>> Begin Exercise materials

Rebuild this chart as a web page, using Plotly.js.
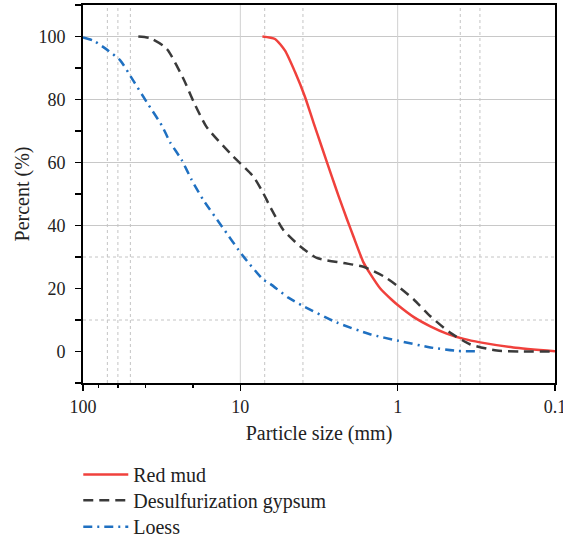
<!DOCTYPE html>
<html><head><meta charset="utf-8">
<script src="https://cdn.plot.ly/plotly-3.0.1.min.js"></script>
<style>html,body{margin:0;padding:0;background:#fff}#chart{width:563px;height:540px}</style>
</head><body><div id="chart"></div>
<script>
// Red mud
const redSize = [7.24, 6.02, 5.20, 4.49, 3.88, 3.44, 3.04, 2.62, 2.38, 2.10, 1.91, 1.65, 1.50, 1.29, 1.10, 0.99, 0.794, 0.62, 0.488, 0.38, 0.299, 0.184, 0.1];
const redPct  = [100, 99.2, 95.5, 88.7, 80.8, 72.9, 65.0, 55.5, 49.5, 42.0, 36.5, 28.3, 24.8, 20.0, 16.6, 14.6, 11.0, 8.0, 5.7, 4.0, 2.9, 1.3, 0.1];
// Desulfurization gypsum
const gypSize = [44.5, 37.5, 30.9, 28.7, 23.0, 19.9, 16.4, 11.6, 8.26, 7.14, 6.47, 5.33, 4.17, 3.27, 2.21, 1.65, 1.23, 0.966, 0.79, 0.62, 0.465, 0.347, 0.234, 0.167, 0.1];
const gypPct  = [100, 99.5, 97.1, 95.5, 86.6, 79.5, 71.3, 62.9, 55.5, 50.2, 46, 38.6, 33.4, 29.7, 28.1, 26.9, 23.9, 20.2, 16.5, 11.2, 6, 2.3, 0.3, 0, 0];
// Loess
const loeSize = [100, 86, 69, 58, 47.9, 39.4, 31.6, 28.0, 23.6, 20.4, 17.2, 13.1, 9.57, 7.14, 6.47, 4.95, 3.98, 2.44, 1.50, 0.99, 0.62, 0.42, 0.314];
const loePct  = [99.7, 98.7, 95.5, 92.4, 86.0, 79.2, 71.8, 66.5, 60.8, 54.5, 48.1, 39.7, 30.2, 22.8, 21.5, 17.1, 14.4, 9.2, 5.5, 3.4, 1.3, 0.2, 0.1];

const xTickVals = [100, 10, 1, 0.1];
const xTickText = ['100', '10', '1', '0.1'];
const yTickVals = [0, 20, 40, 60, 80, 100];

// decorative gridlines (as in the original figure)
const gridSolidY = [40, 60, 80, 100];
const gridDotY = [10, 30];
const gridSolidX = [10, 1];
const gridDotX = [70, 60, 50, 7, 4, 0.4, 0.3];

const FONT = 'Liberation Serif, Times New Roman, serif';
const LFONT = {family: FONT, size: 20, color: '#222'};

const traces = [
  {x: redSize, y: redPct, name: 'Red mud', mode: 'lines', legend: 'legend',
   line: {color: '#f0413c', width: 2.5, shape: 'spline', smoothing: 0.6}},
  {x: gypSize, y: gypPct, name: 'Desulfurization gypsum', mode: 'lines', legend: 'legend2',
   line: {color: '#3a3a3a', width: 2.5, dash: '10px,6px', shape: 'spline', smoothing: 0.6}},
  {x: loeSize, y: loePct, name: 'Loess', mode: 'lines', legend: 'legend3',
   line: {color: '#1f70c1', width: 2.5, dash: '9px,5px,2px,5px', shape: 'spline', smoothing: 0.6}}
];

const shapes = [];
gridSolidY.forEach(v => shapes.push({type: 'line', xref: 'paper', yref: 'y', x0: 0, x1: 1, y0: v, y1: v, layer: 'below', line: {color: '#c8c8c8', width: 1}}));
gridDotY.forEach(v => shapes.push({type: 'line', xref: 'paper', yref: 'y', x0: 0, x1: 1, y0: v, y1: v, layer: 'below', line: {color: '#c4c4c4', width: 1, dash: 'dot'}}));
gridSolidX.forEach(v => shapes.push({type: 'line', xref: 'x', yref: 'paper', x0: v, x1: v, y0: 0, y1: 1, layer: 'below', line: {color: '#d0d0d0', width: 1}}));
gridDotX.forEach(v => shapes.push({type: 'line', xref: 'x', yref: 'paper', x0: v, x1: v, y0: 0, y1: 1, layer: 'below', line: {color: '#c4c4c4', width: 1, dash: 'dot'}}));

function leg(yc) {
  return {orientation: 'v', x: -0.01, xanchor: 'left', y: yc, yanchor: 'middle',
          itemwidth: 45, font: LFONT, bgcolor: 'rgba(0,0,0,0)'};
}

const layout = {
  width: 563, height: 540,
  margin: {l: 83, r: 8, t: 5, b: 157, autoexpand: false},
  paper_bgcolor: '#fff', plot_bgcolor: '#fff',
  font: {family: FONT, size: 18, color: '#222'},
  showlegend: true,
  legend: leg(-0.242),
  legend2: leg(-0.31),
  legend3: leg(-0.38),
  xaxis: {type: 'log', range: [2, -1], tickvals: xTickVals, ticktext: xTickText, ticklabeloverflow: 'allow',
          showgrid: false, zeroline: false, showline: true, linecolor: '#000', linewidth: 2, mirror: true,
          ticks: 'outside', ticklen: 6, tickwidth: 1.5, tickcolor: '#000',
          minor: {ticks: 'outside', ticklen: 3, tickwidth: 1.5, tickcolor: '#000', showgrid: false},
          tickfont: {family: FONT, size: 18, color: '#222'},
          title: {text: 'Particle size (mm)', font: LFONT, standoff: 10}},
  yaxis: {range: [-10, 110], tickvals: yTickVals, showgrid: false, zeroline: false,
          showline: true, linecolor: '#000', linewidth: 2, mirror: true,
          ticks: 'outside', ticklen: 6, tickwidth: 1.5, tickcolor: '#000', ticklabelstandoff: 6,
          minor: {dtick: 10, tick0: 0, ticks: 'outside', ticklen: 6, tickwidth: 1.5, tickcolor: '#000', showgrid: false},
          tickfont: {family: FONT, size: 18, color: '#222'},
          title: {text: 'Percent (%)', font: LFONT, standoff: 3}},
  shapes: shapes
};

Plotly.newPlot('chart', traces, layout, {displayModeBar: false, staticPlot: true});
</script>
</body></html>
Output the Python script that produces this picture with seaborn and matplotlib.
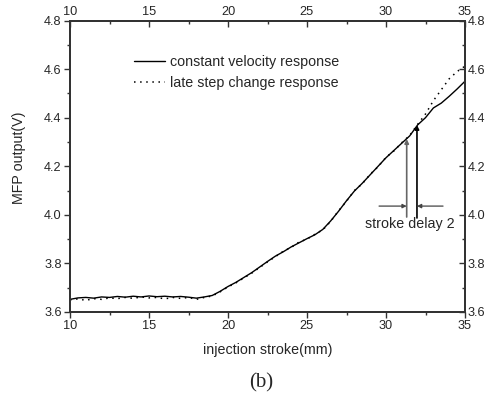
import numpy as np
import pandas as pd
import matplotlib
matplotlib.use("Agg")
import matplotlib.pyplot as plt
import seaborn as sns
from matplotlib.ticker import MultipleLocator

stroke = [10.0, 10.5, 11.0, 11.5, 12.0, 12.5, 13.0, 13.5, 14.0, 14.5,
          15.0, 15.5, 16.0, 16.5, 17.0, 17.5, 18.0, 18.5, 19.0, 19.5,
          20.0, 20.5, 21.0, 21.5, 22.0, 22.5, 23.0, 23.5, 24.0, 24.5,
          25.0, 25.5, 26.0, 26.5, 27.0, 27.5, 28.0, 28.5, 29.0, 29.5,
          30.0, 30.5, 31.0, 31.5, 32.0, 32.5, 33.0, 33.5, 34.0, 34.5, 35.0]

constant_velocity = [3.652, 3.658, 3.660, 3.657, 3.662, 3.660, 3.664, 3.661, 3.665, 3.662,
                     3.666, 3.663, 3.665, 3.662, 3.664, 3.661, 3.657, 3.662, 3.668, 3.685,
                     3.705, 3.722, 3.742, 3.762, 3.785, 3.808, 3.830, 3.848, 3.868, 3.885,
                     3.902, 3.918, 3.940, 3.975, 4.015, 4.058, 4.098, 4.130, 4.165, 4.200,
                     4.235, 4.265, 4.295, 4.325, 4.370, 4.400, 4.440, 4.460, 4.488, 4.518, 4.550]

late_step = [3.650, 3.654, 3.648, 3.655, 3.652, 3.658, 3.655, 3.660, 3.656, 3.662,
             3.658, 3.660, 3.654, 3.660, 3.656, 3.660, 3.652, 3.660, 3.666, 3.683,
             3.703, 3.720, 3.740, 3.760, 3.783, 3.806, 3.828, 3.850, 3.866, 3.888,
             3.900, 3.920, 3.938, 3.973, 4.017, 4.056, 4.100, 4.128, 4.167, 4.198,
             4.237, 4.263, 4.297, 4.327, 4.372, 4.415, 4.470, 4.515, 4.560, 4.590, 4.612]

series_names = ["constant velocity response", "late step change response"]
x_ticks = [10, 15, 20, 25, 30, 35]
y_ticks = [3.6, 3.8, 4.0, 4.2, 4.4, 4.6, 4.8]

sns.set_style("white")
plt.rcParams['font.family'] = ['Liberation Sans', 'DejaVu Sans']
FS = 10.3   # labels, legend, annotation
TFS = 9.2   # tick labels

df = pd.DataFrame({
    "stroke": stroke * 2,
    "value": constant_velocity + late_step,
    "series": [series_names[0]] * len(stroke) + [series_names[1]] * len(stroke),
})

fig = plt.figure(figsize=(4.93, 3.94), dpi=100)
ax = fig.add_axes([70/493, 1 - 312/394, 395/493, 291.5/394])

sns.lineplot(data=df[df.series == series_names[0]], x="stroke", y="value",
             ax=ax, color="black", lw=1.0, label=series_names[0])
sns.lineplot(data=df[df.series == series_names[1]], x="stroke", y="value",
             ax=ax, color="black", lw=1.1, linestyle=(0, (1, 3)), label=series_names[1])

ax.set_xlim(10, 35)
ax.set_ylim(3.6, 4.8)
ax.set_xticks(x_ticks)
ax.set_yticks(y_ticks)
ax.set_xticklabels([str(t) for t in x_ticks], fontsize=TFS)
ax.set_yticklabels([f"{t:.1f}" for t in y_ticks], fontsize=TFS)
ax.xaxis.set_minor_locator(MultipleLocator(2.5))
ax.yaxis.set_minor_locator(MultipleLocator(0.1))
ax.tick_params(which="major", direction="out", length=4, width=1, color="#333333", pad=2)
ax.tick_params(which="minor", direction="out", length=2.5, width=1, color="#333333")
ax.set_xlabel("injection stroke(mm)", fontsize=FS, va="center")
ax.set_ylabel("MFP output(V)", fontsize=FS, va="center")
ax.xaxis.set_label_coords((268 - 70) / 395, (312 - 350) / 291.5)
ax.yaxis.set_label_coords((19 - 70) / 395, (312 - 158) / 291.5)
for s in ax.spines.values():
    s.set_linewidth(1.3)
    s.set_color("#333333")

axt = ax.twiny()
axt.set_xlim(10, 35)
axt.set_xticks(x_ticks)
axt.set_xticklabels([str(t) for t in x_ticks], fontsize=TFS)
axt.xaxis.set_minor_locator(MultipleLocator(2.5))
axt.tick_params(which="major", direction="in", length=4, width=1, color="#333333", pad=2)
axt.tick_params(which="minor", direction="in", length=2.5, width=1, color="#333333")

axr = ax.twinx()
axr.set_ylim(3.6, 4.8)
axr.set_yticks(y_ticks)
axr.set_yticklabels([f"{t:.1f}" for t in y_ticks], fontsize=TFS)
axr.yaxis.set_minor_locator(MultipleLocator(0.1))
axr.tick_params(which="major", direction="in", length=4, width=1, color="#333333", pad=2)
axr.tick_params(which="minor", direction="in", length=2.5, width=1, color="#333333")
for a in (axt, axr):
    for s in a.spines.values():
        s.set_linewidth(1.3)
        s.set_color("#333333")

leg = ax.legend(loc="upper left", bbox_to_anchor=((134 - 70) / 395, (312 - 55) / 291.5),
                frameon=False, fontsize=FS, handlelength=2.2, handletextpad=0.35,
                labelspacing=0.5, borderpad=0, borderaxespad=0)

# stroke delay annotation
ax.annotate("", xy=(31.31, 4.312), xytext=(31.31, 3.991),
            arrowprops=dict(arrowstyle="-|>", color="#666666", lw=1.2,
                            mutation_scale=6, shrinkA=0, shrinkB=0))
ax.annotate("", xy=(31.96, 4.370), xytext=(31.96, 3.987),
            arrowprops=dict(arrowstyle="-|>", color="black", lw=1.2,
                            mutation_scale=6, shrinkA=0, shrinkB=0))
ax.annotate("", xy=(31.31, 4.036), xytext=(29.56, 4.036),
            arrowprops=dict(arrowstyle="-|>", color="#444444", lw=0.9,
                            mutation_scale=6, shrinkA=0, shrinkB=0))
ax.annotate("", xy=(31.96, 4.036), xytext=(33.61, 4.036),
            arrowprops=dict(arrowstyle="-|>", color="#444444", lw=0.9,
                            mutation_scale=6, shrinkA=0, shrinkB=0))
ax.text(31.5, 3.962, "stroke delay 2", fontsize=FS, ha="center", va="center")

fig.text(261 / 493, 1 - 383 / 394, "(b)", fontsize=15,
         family=["Liberation Serif", "DejaVu Serif"], ha="center", va="center")

fig.savefig("out.png", dpi=100)
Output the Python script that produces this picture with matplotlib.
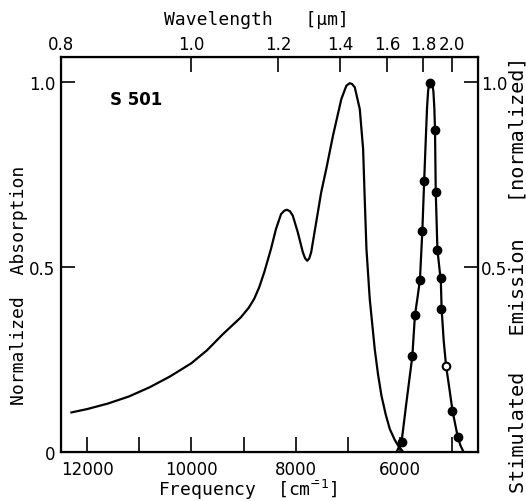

>> End Exercise materials

* The request
Give the number of lines in the entries that hold the word "matplotlib", and nothing else.

* Exercise response
6